Realising Value for Shareholders
As no production is done in Singapore, Food Empire's office is mainly use as a head office, while the majority of the floor space is rented out. With rising interest rates, sale of this non-core asset will help Food Empire to unlock value by having a one-off gain of about S$20.54m. This will also help to reduce debt on its balance sheet by S$20.7m, which was tagged to the property’s loan.
All in, Food Empire's net tangible assets (NTA) will increase from S$0.405 to S$0.431 per share after the transaction.
We believe management will have better use of the sales proceeds to further grow the business, and may also resume its share buyback programme.
Demand Remains Strong Despite Ongoing Conflict
Demand from its Russia, Ukraine and Kazakhstan (all comprising a single segment), as well as Commonwealth of Independent States (CIS) markets remains firm, with revenue only declining 5.5% and 5.8% y-o-y.

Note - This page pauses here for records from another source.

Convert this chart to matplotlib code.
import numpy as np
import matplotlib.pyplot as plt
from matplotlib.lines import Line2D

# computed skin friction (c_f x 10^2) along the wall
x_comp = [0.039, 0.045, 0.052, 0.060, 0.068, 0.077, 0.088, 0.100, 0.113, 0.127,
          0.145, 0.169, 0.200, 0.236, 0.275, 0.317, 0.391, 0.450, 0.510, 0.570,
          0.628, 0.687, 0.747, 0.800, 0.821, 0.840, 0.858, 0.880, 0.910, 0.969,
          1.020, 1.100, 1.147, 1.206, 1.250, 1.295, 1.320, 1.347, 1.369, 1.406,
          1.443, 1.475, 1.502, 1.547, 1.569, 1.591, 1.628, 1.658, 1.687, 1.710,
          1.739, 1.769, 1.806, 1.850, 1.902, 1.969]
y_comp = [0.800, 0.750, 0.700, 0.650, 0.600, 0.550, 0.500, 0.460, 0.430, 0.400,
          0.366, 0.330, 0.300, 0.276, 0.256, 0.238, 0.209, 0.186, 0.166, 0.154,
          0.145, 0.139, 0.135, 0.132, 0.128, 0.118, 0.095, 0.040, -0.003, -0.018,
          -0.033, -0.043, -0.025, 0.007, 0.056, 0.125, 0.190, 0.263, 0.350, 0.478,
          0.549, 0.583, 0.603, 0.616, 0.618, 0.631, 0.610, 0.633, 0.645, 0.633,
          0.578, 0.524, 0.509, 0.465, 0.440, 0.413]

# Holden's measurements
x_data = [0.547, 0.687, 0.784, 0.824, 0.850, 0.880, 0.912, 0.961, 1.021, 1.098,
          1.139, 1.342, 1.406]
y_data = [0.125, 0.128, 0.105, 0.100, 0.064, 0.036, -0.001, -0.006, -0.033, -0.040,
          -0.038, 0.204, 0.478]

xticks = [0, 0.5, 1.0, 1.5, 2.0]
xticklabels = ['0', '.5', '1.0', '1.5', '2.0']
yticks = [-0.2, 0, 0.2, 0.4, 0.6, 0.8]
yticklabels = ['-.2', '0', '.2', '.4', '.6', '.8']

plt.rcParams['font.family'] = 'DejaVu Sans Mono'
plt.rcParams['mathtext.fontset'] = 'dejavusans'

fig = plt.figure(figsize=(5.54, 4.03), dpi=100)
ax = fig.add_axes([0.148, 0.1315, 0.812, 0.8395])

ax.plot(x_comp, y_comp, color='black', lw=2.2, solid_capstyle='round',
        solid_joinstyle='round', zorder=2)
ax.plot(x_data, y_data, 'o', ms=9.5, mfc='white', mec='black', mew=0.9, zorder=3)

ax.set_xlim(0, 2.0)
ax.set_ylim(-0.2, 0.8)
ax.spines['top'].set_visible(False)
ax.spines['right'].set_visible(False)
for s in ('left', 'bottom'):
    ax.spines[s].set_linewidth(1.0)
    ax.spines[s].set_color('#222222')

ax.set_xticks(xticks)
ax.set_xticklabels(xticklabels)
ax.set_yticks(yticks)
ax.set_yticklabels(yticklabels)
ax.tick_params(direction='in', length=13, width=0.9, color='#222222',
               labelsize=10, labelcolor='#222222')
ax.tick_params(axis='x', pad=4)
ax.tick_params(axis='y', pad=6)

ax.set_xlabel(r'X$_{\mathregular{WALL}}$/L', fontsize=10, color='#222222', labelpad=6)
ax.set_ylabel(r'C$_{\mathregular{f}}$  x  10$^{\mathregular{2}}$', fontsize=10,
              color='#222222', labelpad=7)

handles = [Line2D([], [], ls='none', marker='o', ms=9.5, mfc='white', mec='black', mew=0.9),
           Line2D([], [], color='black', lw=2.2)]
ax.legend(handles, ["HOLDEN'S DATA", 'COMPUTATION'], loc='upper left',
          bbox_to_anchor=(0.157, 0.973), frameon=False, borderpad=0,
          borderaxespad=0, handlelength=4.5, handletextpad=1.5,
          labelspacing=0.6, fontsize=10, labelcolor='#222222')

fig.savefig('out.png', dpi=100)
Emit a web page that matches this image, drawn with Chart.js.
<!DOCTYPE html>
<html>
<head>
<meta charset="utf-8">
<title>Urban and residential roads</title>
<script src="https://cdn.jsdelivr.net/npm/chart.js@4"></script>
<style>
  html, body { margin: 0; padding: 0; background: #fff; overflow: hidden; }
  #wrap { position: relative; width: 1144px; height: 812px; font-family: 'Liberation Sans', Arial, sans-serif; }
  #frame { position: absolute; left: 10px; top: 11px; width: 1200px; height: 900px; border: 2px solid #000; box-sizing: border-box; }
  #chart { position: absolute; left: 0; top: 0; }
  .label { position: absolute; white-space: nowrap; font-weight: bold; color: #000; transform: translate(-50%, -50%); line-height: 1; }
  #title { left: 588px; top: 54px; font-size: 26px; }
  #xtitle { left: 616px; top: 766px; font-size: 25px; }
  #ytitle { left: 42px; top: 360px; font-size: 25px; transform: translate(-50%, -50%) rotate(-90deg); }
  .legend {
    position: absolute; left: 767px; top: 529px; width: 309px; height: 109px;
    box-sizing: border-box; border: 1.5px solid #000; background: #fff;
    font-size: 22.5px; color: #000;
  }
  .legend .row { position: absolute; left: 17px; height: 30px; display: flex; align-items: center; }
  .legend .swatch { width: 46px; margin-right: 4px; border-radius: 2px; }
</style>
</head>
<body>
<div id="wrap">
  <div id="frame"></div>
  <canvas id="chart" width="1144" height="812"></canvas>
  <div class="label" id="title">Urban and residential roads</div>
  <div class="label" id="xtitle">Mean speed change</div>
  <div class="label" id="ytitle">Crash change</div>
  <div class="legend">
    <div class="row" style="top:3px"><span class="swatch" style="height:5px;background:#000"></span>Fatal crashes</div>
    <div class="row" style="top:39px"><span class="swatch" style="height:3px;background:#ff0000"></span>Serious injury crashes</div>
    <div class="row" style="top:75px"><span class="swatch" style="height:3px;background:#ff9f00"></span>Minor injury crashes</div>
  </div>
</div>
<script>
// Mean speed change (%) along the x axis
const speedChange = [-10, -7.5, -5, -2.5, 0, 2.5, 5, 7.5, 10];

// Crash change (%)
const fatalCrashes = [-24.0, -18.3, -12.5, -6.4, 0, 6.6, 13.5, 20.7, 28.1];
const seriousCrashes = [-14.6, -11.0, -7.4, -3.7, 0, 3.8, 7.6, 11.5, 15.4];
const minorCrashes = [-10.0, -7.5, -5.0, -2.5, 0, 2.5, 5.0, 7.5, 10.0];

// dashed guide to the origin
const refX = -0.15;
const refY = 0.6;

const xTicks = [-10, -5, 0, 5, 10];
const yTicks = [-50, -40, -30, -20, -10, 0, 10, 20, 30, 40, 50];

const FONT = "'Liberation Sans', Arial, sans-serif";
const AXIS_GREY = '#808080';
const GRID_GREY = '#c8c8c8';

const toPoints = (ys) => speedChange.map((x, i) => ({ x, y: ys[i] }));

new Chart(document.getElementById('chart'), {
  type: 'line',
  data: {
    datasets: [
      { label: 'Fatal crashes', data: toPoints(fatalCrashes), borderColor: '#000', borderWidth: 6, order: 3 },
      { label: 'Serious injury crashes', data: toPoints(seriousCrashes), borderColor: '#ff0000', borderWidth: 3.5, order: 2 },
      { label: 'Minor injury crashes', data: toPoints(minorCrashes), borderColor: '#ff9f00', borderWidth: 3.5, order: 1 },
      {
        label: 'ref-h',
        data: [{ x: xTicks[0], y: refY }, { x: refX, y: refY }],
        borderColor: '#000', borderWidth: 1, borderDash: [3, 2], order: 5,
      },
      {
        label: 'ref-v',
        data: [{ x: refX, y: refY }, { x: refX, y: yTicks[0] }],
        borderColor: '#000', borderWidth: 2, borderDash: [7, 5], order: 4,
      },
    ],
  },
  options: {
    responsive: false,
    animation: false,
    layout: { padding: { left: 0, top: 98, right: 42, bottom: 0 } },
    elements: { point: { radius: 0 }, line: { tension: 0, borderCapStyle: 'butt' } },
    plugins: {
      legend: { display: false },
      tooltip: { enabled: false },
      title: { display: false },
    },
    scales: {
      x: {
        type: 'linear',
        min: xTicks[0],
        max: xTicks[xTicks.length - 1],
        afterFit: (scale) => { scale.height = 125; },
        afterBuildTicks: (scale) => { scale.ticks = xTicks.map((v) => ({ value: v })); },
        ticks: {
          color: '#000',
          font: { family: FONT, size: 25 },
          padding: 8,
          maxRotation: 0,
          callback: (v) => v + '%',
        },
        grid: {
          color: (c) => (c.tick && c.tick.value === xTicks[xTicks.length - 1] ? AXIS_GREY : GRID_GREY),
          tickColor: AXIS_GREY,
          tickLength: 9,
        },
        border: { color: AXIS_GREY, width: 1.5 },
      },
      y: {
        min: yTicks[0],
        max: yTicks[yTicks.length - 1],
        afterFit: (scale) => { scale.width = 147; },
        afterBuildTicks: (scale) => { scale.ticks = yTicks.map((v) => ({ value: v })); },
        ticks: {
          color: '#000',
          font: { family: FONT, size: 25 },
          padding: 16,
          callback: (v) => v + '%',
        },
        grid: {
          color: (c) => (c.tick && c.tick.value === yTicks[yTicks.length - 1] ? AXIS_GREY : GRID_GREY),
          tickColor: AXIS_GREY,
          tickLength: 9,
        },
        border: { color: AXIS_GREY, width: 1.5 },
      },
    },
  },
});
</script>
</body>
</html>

This was partly due to a refocus of marketing efforts by management to increase its attention on the South Asia and other markets as a result of the Russia-Ukraine conflict.
That said, we believe Food Empire’s business will continue to be resilient in its core markets – the demand for instant mix coffee remains sturdy, even with the ongoing war.
In fact, it gives Food Empire an advantage, as foreign competitors are leaving such markets – which would benefit the players that stay. These include Food Empire, which has the largest share of these markets.
Food Empire Is Trading at Oversold Valuation
We think Food Empire’s 1Q22 results should quash any doubts over the strength and diversification of its business. We expect it to continue doing well, despite the Russia-Ukraine war – with a recovery in margins being imminent. This, in turn, should be due to several initiatives undertaken previously, like raising prices to pass on the increase in freight and raw material costs. This asset sale of S$49.25m will also boost its balance sheet and cash position.
Reiterate BUY call on Food Empire with S$0.95 target price, pegged to a 13x FY22F P/E, 83% upside and ~4% yield.
ESG
Using our in-house proprietary methodology, we derive an ESG score of 3.0, which is on par with the country median. As a result, we apply a 0% discount or premium to our target price for Food Empire.